What is Anthropology?
The study of people around the world - how they behave, adapt to their environments, communicate, socialize, and evolve. Encompasses two branches: social aspects (language, culture, politics, religion, family) and biological features (physiology, genetics, nutrition, evolution). Anthropologists investigate aspects of daily, and traditional lives, of humans and societies in a variety of cultures.
In the U.S. anthropology includes archaeology, the study of peoples and cultures in the past.
In the U.K., anthropology only studies people and cultures in the present; archaeology is considered a separate discipline.
What can one do with a degree in Anthropology?

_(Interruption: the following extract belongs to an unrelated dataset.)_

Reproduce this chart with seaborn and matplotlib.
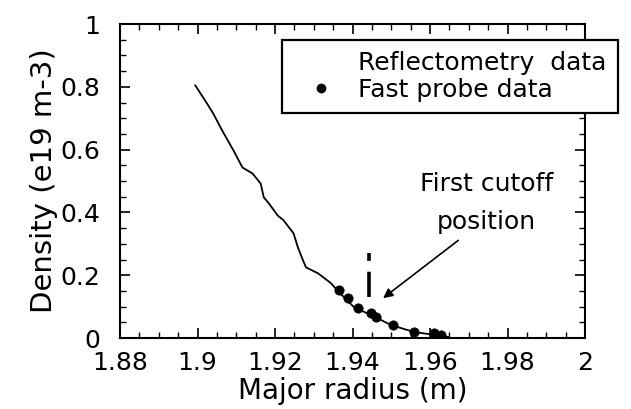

Anthropology courses train students to develop critical reading, writing, and thinking abilities.
Most people who study Anthropology as an undergraduate degree will go on to study further for a post-graduate – Masters, and even PhD degree. Some will enter the field of academia, teaching in universities and conducting further research. Others enter careers, some of which may require a graduate degree, including: international development, cultural resource management, counselling, social work, education, law, public policy, public health, management, psychology,
Some famous Anthropologists
Dian Fossey, author of ‘Gorillas in the Mist’ (made into a movie of the same name, starring Sigourney Weaver) - considered the world’s leading authority on the physiology and behaviour of mountain gorillas; (PhD Cambridge University, U.K.)
Jomo Kenyatta, first Prime Minister & President of the Republic of Kenya; (PhD LSE, U.K.)